> **What the exercise asks**
Show, in full, each line of the data that contains "React".

> **Provided material**
━━━━━━━━━━━━━━━━━━━━
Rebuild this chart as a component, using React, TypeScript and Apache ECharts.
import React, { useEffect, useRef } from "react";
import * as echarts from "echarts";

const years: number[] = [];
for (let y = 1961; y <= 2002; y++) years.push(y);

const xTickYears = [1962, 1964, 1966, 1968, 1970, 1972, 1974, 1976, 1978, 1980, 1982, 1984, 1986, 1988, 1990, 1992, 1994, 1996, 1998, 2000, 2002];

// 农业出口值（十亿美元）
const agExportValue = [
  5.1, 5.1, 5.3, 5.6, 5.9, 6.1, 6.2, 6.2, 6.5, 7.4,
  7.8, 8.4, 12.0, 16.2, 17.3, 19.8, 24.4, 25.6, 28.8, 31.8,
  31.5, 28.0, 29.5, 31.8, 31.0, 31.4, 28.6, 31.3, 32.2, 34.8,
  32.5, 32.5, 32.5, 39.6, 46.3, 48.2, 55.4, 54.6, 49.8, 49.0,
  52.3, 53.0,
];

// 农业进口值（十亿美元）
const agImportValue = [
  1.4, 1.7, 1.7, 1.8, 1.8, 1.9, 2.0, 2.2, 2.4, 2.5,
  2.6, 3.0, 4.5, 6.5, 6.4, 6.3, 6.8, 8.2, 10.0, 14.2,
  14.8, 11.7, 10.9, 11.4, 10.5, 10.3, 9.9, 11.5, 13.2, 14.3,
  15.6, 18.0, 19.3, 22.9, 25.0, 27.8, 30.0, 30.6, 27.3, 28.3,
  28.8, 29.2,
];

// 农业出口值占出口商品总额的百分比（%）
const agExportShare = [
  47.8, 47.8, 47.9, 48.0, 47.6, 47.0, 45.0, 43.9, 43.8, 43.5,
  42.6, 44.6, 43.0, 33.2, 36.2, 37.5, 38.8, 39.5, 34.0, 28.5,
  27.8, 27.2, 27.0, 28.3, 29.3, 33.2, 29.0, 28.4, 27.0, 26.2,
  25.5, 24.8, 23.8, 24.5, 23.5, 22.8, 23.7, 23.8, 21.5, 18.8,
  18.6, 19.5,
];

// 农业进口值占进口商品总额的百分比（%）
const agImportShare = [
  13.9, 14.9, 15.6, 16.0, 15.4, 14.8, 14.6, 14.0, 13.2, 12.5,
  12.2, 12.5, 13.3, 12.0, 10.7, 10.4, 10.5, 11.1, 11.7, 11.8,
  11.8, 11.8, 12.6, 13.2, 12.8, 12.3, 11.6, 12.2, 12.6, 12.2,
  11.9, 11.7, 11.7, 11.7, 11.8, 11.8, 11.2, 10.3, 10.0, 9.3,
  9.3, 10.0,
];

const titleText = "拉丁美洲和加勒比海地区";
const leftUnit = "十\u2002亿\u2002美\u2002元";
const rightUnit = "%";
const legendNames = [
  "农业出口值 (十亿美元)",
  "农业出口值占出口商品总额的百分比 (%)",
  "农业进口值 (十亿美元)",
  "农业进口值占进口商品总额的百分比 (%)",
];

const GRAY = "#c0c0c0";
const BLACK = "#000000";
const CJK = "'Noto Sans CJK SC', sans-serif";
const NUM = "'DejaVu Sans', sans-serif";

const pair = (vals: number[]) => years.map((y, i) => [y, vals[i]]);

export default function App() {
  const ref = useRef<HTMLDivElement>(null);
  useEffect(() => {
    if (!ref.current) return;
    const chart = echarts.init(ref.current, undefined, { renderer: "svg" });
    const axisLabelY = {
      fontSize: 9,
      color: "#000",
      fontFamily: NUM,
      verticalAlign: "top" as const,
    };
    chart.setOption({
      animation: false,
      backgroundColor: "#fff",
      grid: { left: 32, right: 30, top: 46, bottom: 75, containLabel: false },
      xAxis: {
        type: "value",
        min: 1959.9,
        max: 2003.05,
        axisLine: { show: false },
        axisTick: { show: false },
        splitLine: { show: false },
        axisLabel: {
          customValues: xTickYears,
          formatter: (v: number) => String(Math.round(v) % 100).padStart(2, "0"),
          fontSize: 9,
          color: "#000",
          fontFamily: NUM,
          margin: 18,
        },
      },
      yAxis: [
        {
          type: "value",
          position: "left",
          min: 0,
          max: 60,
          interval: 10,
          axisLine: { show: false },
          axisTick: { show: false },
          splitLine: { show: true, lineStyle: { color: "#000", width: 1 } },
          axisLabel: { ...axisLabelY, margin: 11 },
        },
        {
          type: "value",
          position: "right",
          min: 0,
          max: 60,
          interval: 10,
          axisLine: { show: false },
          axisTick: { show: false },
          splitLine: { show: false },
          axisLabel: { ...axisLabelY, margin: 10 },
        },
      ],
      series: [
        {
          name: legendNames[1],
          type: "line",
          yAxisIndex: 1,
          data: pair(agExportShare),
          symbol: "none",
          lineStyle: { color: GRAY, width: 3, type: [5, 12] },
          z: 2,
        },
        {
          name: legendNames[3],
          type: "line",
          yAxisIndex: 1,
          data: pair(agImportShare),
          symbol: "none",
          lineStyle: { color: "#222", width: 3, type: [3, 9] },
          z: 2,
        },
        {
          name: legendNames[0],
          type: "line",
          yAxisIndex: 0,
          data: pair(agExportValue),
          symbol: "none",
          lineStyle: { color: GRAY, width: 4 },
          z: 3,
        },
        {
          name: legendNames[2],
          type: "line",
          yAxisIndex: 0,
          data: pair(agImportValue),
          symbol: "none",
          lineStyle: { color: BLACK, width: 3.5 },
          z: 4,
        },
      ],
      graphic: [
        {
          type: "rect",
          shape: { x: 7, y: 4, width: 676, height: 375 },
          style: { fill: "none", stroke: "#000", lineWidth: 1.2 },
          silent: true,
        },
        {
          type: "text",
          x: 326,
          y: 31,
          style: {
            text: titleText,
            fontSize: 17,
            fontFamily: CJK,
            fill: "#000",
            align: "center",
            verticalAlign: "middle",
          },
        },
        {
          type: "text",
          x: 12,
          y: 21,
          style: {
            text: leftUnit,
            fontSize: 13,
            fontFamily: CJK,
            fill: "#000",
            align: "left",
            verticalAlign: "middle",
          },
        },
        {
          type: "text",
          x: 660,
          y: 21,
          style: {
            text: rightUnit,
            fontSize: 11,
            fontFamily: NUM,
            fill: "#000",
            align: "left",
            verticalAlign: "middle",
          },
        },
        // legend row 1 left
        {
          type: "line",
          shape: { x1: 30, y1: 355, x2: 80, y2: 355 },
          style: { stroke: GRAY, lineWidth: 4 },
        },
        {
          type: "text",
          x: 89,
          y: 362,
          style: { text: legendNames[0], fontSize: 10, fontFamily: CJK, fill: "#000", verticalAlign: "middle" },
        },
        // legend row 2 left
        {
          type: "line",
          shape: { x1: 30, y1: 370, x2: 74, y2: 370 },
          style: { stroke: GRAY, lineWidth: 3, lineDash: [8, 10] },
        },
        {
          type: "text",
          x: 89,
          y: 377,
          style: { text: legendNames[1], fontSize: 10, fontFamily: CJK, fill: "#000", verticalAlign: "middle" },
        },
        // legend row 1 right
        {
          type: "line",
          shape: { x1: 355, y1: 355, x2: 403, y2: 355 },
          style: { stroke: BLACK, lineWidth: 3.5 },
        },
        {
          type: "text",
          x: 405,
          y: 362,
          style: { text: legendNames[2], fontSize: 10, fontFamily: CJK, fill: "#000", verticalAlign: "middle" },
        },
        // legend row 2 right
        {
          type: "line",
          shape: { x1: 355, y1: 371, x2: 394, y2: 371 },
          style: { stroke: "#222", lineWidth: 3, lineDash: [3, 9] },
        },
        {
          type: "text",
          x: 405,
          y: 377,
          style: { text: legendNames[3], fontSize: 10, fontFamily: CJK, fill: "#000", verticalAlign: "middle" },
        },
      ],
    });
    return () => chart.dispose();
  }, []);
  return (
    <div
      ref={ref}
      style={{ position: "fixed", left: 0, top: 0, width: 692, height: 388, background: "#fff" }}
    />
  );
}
━━━━━━━━━━━━━━━━━━━━
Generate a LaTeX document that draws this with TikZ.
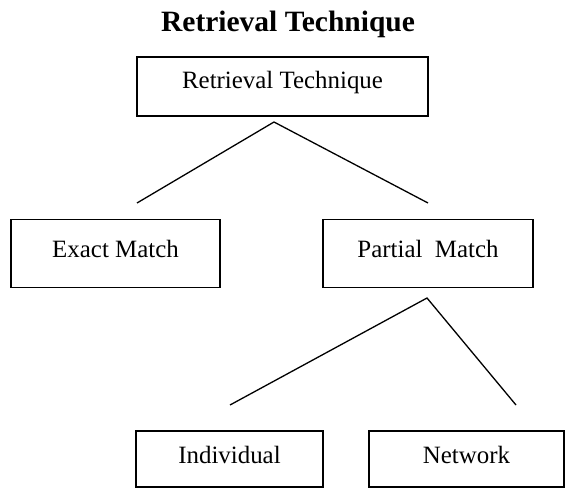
━━━━━━━━━━━━━━━━━━━━
> **Result of the task**
Rebuild this chart as a component, using React, TypeScript and Apache ECharts.
import React, { useEffect, useRef } from "react";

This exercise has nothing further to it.